- Origin: Brooklyn, New York, U.S.
- Genres: psychedelic rock, experimental rock, post-punk revival
- Years active: 2007–present
- Labels: Kanine Records, Old Flame Records, Heist Or Hit Records, EXO, Moorworks
- Members: Pete Feigenbaum Pete Sustarsic Sam Bloch Meaghan Omega
- Past members: Dan Peskin Liam Andrew Max Tucker Tyler McCauley Josh Da Costa John Atkinson Kyle Warren Anton Hochheim Christopher Weingarten Andy Bond Etienne DuGuay
- Website: www.dinowalrus.com/

= Dinowalrus =

US musical group

Dinowalrus is an American band from Brooklyn, New York, formed by Titus Andronicus guitarist Peter Feigenbaum. The band have released four albums and toured internationally.

==History==

The group was formed in 2007 by vocalist/guitarist Pete Feigenbaum and synthesizer/bass/clarinet/guitar player Kyle Warren. After working on a batch of loose krautrock-inspired improv pieces with a rotating cast of drummers including Andy Bond (aka Oliver Duncan, who would later join Friends) and Etienne DuGuay (who would later join Real Estate (band)), Feigenbaum and Warren began settled down with 18-year-old Belgian drummer Josh Da Costa and began writing and recording the album that would become % (pronounced "percent") throughout 2008, while playing gigs regularly around New York with the likes of Titus Andronicus, Parts & Labor, Aa (Big A Little a), A Place to Bury Strangers, DD/MM/YYYY and Grooms.

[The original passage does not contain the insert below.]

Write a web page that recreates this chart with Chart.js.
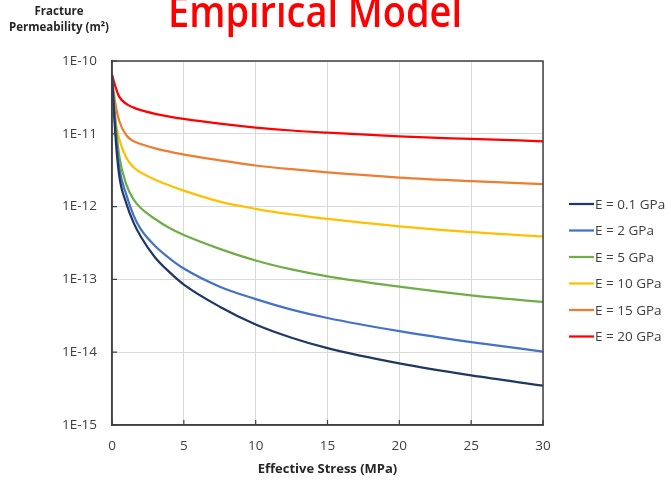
<!DOCTYPE html>
<html>
<head>
<meta charset="utf-8">
<script src="https://cdn.jsdelivr.net/npm/chart.js@4.4.1/dist/chart.umd.min.js"></script>
<style>
  html, body { margin: 0; padding: 0; background: #fff; }
  #wrap { position: relative; width: 671px; height: 480px; }
</style>
</head>
<body>
<div id="wrap"><canvas id="permChart" width="671" height="480"></canvas></div>
<script>
// effective stress (MPa) where permeability was read
var stress = [0, 0.25, 0.5, 1, 1.5, 2, 3, 4, 5, 7.5, 10, 12.5, 15, 20, 25, 30];

// fracture permeability (m2) for each Young's modulus
var permE01 = [6.46e-11, 8.9e-12, 2.69e-12, 1.10e-12, 6.03e-13, 3.89e-13, 2.0e-13, 1.26e-13, 8.5e-14, 4.22e-14, 2.40e-14, 1.58e-14, 1.135e-14, 7.0e-15, 4.79e-15, 3.47e-15];
var permE2  = [6.17e-11, 1.10e-11, 3.47e-12, 1.45e-12, 7.59e-13, 4.90e-13, 2.88e-13, 1.95e-13, 1.41e-13, 7.94e-14, 5.37e-14, 3.85e-14, 2.95e-14, 1.95e-14, 1.38e-14, 1.02e-14];
var permE5  = [5.0e-11, 1.41e-11, 5.0e-12, 2.0e-12, 1.26e-12, 9.55e-13, 6.76e-13, 5.07e-13, 4.07e-13, 2.63e-13, 1.82e-13, 1.37e-13, 1.10e-13, 7.94e-14, 6.03e-14, 4.9e-14];
var permE10 = [5.0e-11, 1.51e-11, 8.51e-12, 4.68e-12, 3.47e-12, 2.95e-12, 2.34e-12, 1.95e-12, 1.66e-12, 1.17e-12, 9.33e-13, 7.8e-13, 6.76e-13, 5.37e-13, 4.47e-13, 3.89e-13];
var permE15 = [5.5e-11, 2.51e-11, 1.51e-11, 9.55e-12, 7.94e-12, 7.24e-12, 6.31e-12, 5.69e-12, 5.19e-12, 4.32e-12, 3.67e-12, 3.26e-12, 2.95e-12, 2.51e-12, 2.24e-12, 2.04e-12];
var permE20 = [6.46e-11, 4.37e-11, 3.24e-11, 2.57e-11, 2.29e-11, 2.11e-11, 1.88e-11, 1.72e-11, 1.60e-11, 1.38e-11, 1.22e-11, 1.11e-11, 1.035e-11, 9.2e-12, 8.5e-12, 7.9e-12];

var seriesNames = ["E = 0.1 GPa", "E = 2 GPa", "E = 5 GPa", "E = 10 GPa", "E = 15 GPa", "E = 20 GPa"];
var seriesColors = ["#203864", "#4472c4", "#70ad47", "#ffc000", "#ed7d31", "#ff0000"];

var yTickValues = [1e-15, 1e-14, 1e-13, 1e-12, 1e-11, 1e-10];
var yTickLabels = ["1E-15", "1E-14", "1E-13", "1E-12", "1E-11", "1E-10"];

var FONT = "'Open Sans', 'Noto Sans', sans-serif";
var AXIS_DARK = "#404040";

function toPoints(vals) {
  return stress.map(function(s, i) { return { x: s, y: vals[i] }; });
}

var allSeries = [permE01, permE2, permE5, permE10, permE15, permE20];
var datasets = allSeries.map(function(vals, i) {
  return {
    label: seriesNames[i],
    data: toPoints(vals),
    borderColor: seriesColors[i],
    backgroundColor: seriesColors[i],
    borderWidth: 2.25,
    pointRadius: 0,
    cubicInterpolationMode: "monotone",
    fill: false
  };
});

// box around the plot plus the short inward tick marks
var plotFrame = {
  id: "plotFrame",
  afterDatasetsDraw: function(chart) {
    var ctx = chart.ctx, a = chart.chartArea;
    var xs = chart.scales.x, ys = chart.scales.y;
    ctx.save();
    ctx.strokeStyle = AXIS_DARK;
    ctx.lineWidth = 1.5;
    ctx.strokeRect(a.left, a.top, a.right - a.left, a.bottom - a.top);
    ctx.lineWidth = 1.2;
    ctx.beginPath();
    yTickValues.forEach(function(v) {
      var py = ys.getPixelForValue(v);
      ctx.moveTo(a.left, py);
      ctx.lineTo(a.left + 5, py);
    });
    xs.ticks.forEach(function(t) {
      var px = xs.getPixelForValue(t.value);
      ctx.moveTo(px, a.bottom);
      ctx.lineTo(px, a.bottom - 5);
    });
    ctx.stroke();
    ctx.restore();
  }
};

// headline, axis caption and the legend on the right
var annotations = {
  id: "annotations",
  afterDraw: function(chart) {
    var ctx = chart.ctx;
    ctx.save();
    ctx.fillStyle = "#ff0000";
    ctx.font = "600 44px " + FONT;
    ctx.textAlign = "left";
    ctx.textBaseline = "alphabetic";
    ctx.fillText("Empirical Model", 168, 27, 294);

    ctx.fillStyle = "#262626";
    ctx.font = "bold 11.5px " + FONT;
    ctx.textAlign = "center";
    ctx.textBaseline = "middle";
    ctx.fillText("Fracture", 59, 12);
    ctx.fillText("Permeability (m\u00b2)", 59, 28);

    ctx.font = "13.5px " + FONT;
    ctx.textAlign = "left";
    chart.data.datasets.forEach(function(ds, i) {
      var ly = 204 + i * 26.5;
      ctx.strokeStyle = ds.borderColor;
      ctx.lineWidth = 2.25;
      ctx.beginPath();
      ctx.moveTo(569, ly);
      ctx.lineTo(594, ly);
      ctx.stroke();
      ctx.fillStyle = "#404040";
      ctx.fillText(ds.label, 595, ly + 1);
    });
    ctx.restore();
  }
};

new Chart(document.getElementById("permChart"), {
  type: "line",
  data: { datasets: datasets },
  options: {
    responsive: false,
    animation: false,
    devicePixelRatio: 1,
    layout: { padding: { top: 61, right: 128, left: 0, bottom: 0 } },
    plugins: {
      legend: { display: false },
      tooltip: { enabled: false }
    },
    scales: {
      x: {
        type: "linear",
        min: 0,
        max: 30,
        ticks: {
          stepSize: 5,
          padding: 13,
          color: "#404040",
          font: { family: FONT, size: 13.5 }
        },
        grid: { color: "#d9d9d9", lineWidth: 1, drawTicks: false },
        border: { color: AXIS_DARK, width: 1.5 },
        title: {
          display: true,
          text: "Effective Stress (MPa)",
          color: "#262626",
          font: { family: FONT, size: 13, weight: "bold" },
          padding: { top: 0, bottom: 3 }
        },
        afterFit: function(s) { s.height = 55; }
      },
      y: {
        type: "logarithmic",
        min: 1e-15,
        max: 1e-10,
        afterBuildTicks: function(s) {
          s.ticks = yTickValues.map(function(v) { return { value: v }; });
        },
        ticks: {
          padding: 15,
          color: "#404040",
          font: { family: FONT, size: 13.5 },
          callback: function(v) {
            var k = yTickValues.indexOf(v);
            return k >= 0 ? yTickLabels[k] : "";
          }
        },
        grid: { color: "#d9d9d9", lineWidth: 1, drawTicks: false },
        border: { color: AXIS_DARK, width: 1.5 },
        afterFit: function(s) { s.width = 112; }
      }
    }
  },
  plugins: [plotFrame, annotations]
});
</script>
</body>
</html>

In late 2008 they released their first 7". "Electric Car Gas Guitar" b/w "Cage Those Pythons". It was distributed via the labels Impose and RVNG. A second 7" followed in February 2009: a split with Bachelor of Arts from Melbourne, Australia on the label EXO.

Dinowalrus signed a one-album deal with Kanine Records in June 2009 to release their debut album %. Meanwhile, Feigenbaum also began touring and recording as a guitarist in Titus Andronicus for the 2nd half of 2009 while production on % finished up.

%, a sprawling and experimental debut, was released in January 2010. The album received reviews from Tiny Mix Tapes, Consequence of Sound, Pitchfork Magazine and PopMatters. Mini-tours with among other Fang Island, followed during the first half of 2010.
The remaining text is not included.